It was a year.
Burnout is real; usually I just ride through the cycle until it passes. But in January this year, after seven years of working at the same job, I finally realized I needed a break. A big one. So in March I quit and pretty much just went hiking, with the occasional freelance pieces here and there. Start putting away money now and in seven years, you too can fuck off to the wilderness for… well, what ended up being about six months.
The best parts of this year were spent in our national parks, forests and seashores. I wrote about it a little. Mostly I did the more important thing: I enjoyed it.
Violent mating on the beach in the fog: This is Point Reyes
Adventuring alone in the bat caves of Pinnacles National Park
Up and down the devil’s mountain
Mount Tamalpais and the wildflowers of Persephone
I also spent some time backpacking in Denali; I camped among redwoods in Mendocino; I went to the lowest point in North America, and then up a mountain (of course) in Death Valley. For a lady who professes not to like mountains, I do seem to spend an awful lot of time climbing them.

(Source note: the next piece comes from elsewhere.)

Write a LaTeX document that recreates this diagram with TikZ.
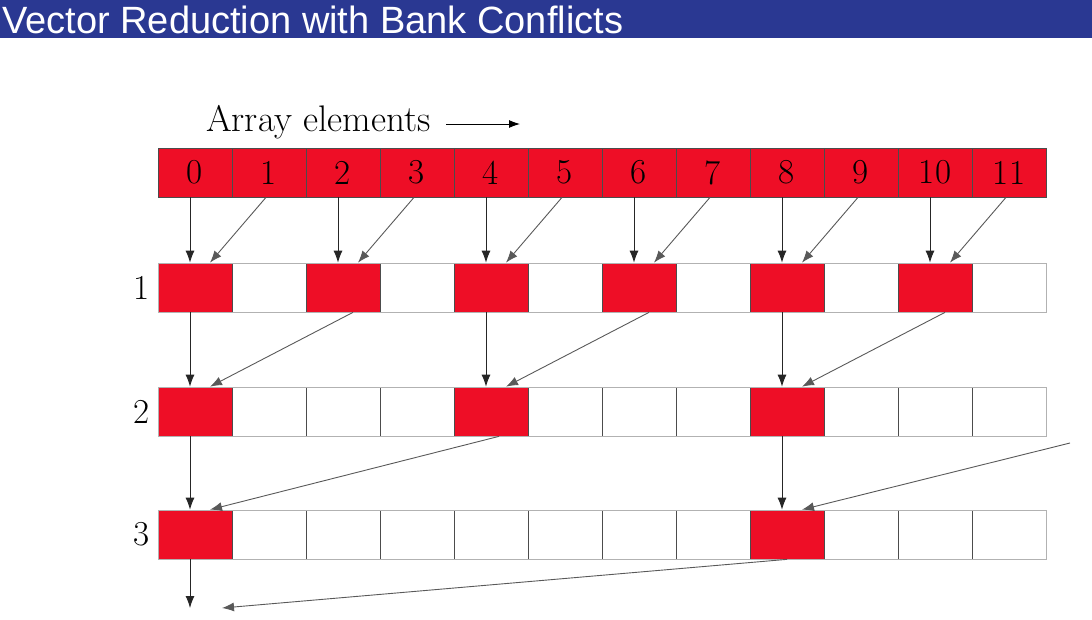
\documentclass[tikz,border=0pt]{standalone}
\usepackage{fontspec}
\newfontfamily\titlefont{Liberation Sans}
\usetikzlibrary{arrows.meta}
\definecolor{slideblue}{RGB}{42,56,146}
\definecolor{cellred}{RGB}{238,14,38}
\begin{document}
\begin{tikzpicture}[x=1pt,y=-1pt,
  cell/.style={draw=black!70,line width=0.7pt,minimum width=74pt,minimum height=49pt,inner sep=0pt,fill=white},
  hot/.style={cell,fill=cellred},
  digit/.style={font=\fontsize{35}{35}\selectfont},
  flow/.style={line width=0.9pt,draw=black!85,-{Latex[length=12pt,width=9pt]}},
  skew/.style={flow,draw=black!65}]
\useasboundingbox (0,0) rectangle (1092,619);
% title bar
\fill[slideblue] (0,0) rectangle (1092,38);
\node[anchor=west,text=white,inner sep=0pt,font=\titlefont\fontsize{38}{38}\selectfont] (title) at (2,20) {Vector Reduction with Bank Conflicts};
% heading with direction arrow
\node[anchor=base west,inner sep=0pt,font=\fontsize{37}{37}\selectfont] (heading) at (206,131) {Array elements};
\coordinate (dirA) at (446,124);
\coordinate (dirB) at (520,124);
\draw[line width=0.9pt,-{Latex[length=11pt,width=8pt]}] (dirA) -- (dirB);
% top row: the array
\foreach \i in {0,...,11} {
  \node[hot,digit] (r0c\i) at (195+74*\i,172.5) {\i};
}
% reduction rows
\foreach \r/\y/\step in {1/287.5/2,2/411.5/4,3/534.5/8} {
  \node[digit,anchor=east,inner sep=0pt] (lab\r) at (150,\y) {\r};
  \foreach \i in {0,...,11} {
    \pgfmathtruncatemacro\m{mod(\i,\step)}
    \ifnum\m=0
      \node[hot] (r\r c\i) at (195+74*\i,\y) {};
    \else
      \node[cell] (r\r c\i) at (195+74*\i,\y) {};
    \fi
  }
  \draw[gray!60,line width=1pt] (158,\y-24.5) rectangle (1046,\y+24.5);
}
% step 1: pairs of neighbours
\foreach \a/\b in {0/1,2/3,4/5,6/7,8/9,10/11} {
  \draw[flow] ([xshift=-5pt]r0c\a.south) -- ([xshift=-5pt]r1c\a.north);
  \draw[skew] ([xshift=-3pt]r0c\b.south) -- ([xshift=15pt]r1c\a.north);
}
% step 2: stride two
\foreach \a/\b in {0/2,4/6,8/10} {
  \draw[flow] ([xshift=-5pt]r1c\a.south) -- ([xshift=-5pt]r2c\a.north);
  \draw[skew] ([xshift=10pt]r1c\b.south) -- ([xshift=15pt]r2c\a.north);
}
% step 3: stride four
\draw[flow] ([xshift=-5pt]r2c0.south) -- ([xshift=-5pt]r3c0.north);
\draw[skew] ([xshift=8pt]r2c4.south) -- ([xshift=15pt]r3c0.north);
\draw[flow] ([xshift=-5pt]r2c8.south) -- ([xshift=-5pt]r3c8.north);
\coordinate (farright) at (1070,443);
\draw[skew] (farright) -- ([xshift=15pt]r3c8.north);
% final step
\coordinate (outA) at (190,608);
\coordinate (outB) at (222,608);
\draw[flow] ([xshift=-5pt]r3c0.south) -- (outA);
\draw[skew] ([xshift=0pt]r3c8.south) -- (outB);
\end{tikzpicture}
\end{document}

Anyhow I eventually got a job again, as a science editor at The Verge. I was nervous about it because I’d never edited before. It turns out I like editing; I hope I am good at it. Here are a few favorites that I had the luck to edit:
This video game might be the future of ADHD and Alzheimer’s treatment
The kindest cut: my journey into the nether regions of male birth control
A real stand against antibiotic resistance starts at the farm, not the hospital
How NASA harnessed sunlight to revive its planet-hunting telescope
How did Orion withstand temperatures twice the melting point of steel?
The Ebola outbreak was political — just like every disease outbreak
Mostly when I write, it’s breaking science news and study stories; no one better is faster and no one faster is better (apologies to Mr. Liebling). This year, though, I had the luck to spend several months doing whatever the hell I wanted. So I pestered biologists into letting me go tidepooling with them. And I was able to come up with this thing, the product of eight months of reporting: In search of the starfish killer. It’s probably the most ambitious nonfiction writing I’ve done to date.
I love breaking news; I start to kick in the stall if I haven’t published lately. But it’s good to slow down sometimes. It’s really good to go outside. I hope I do those things next year, too.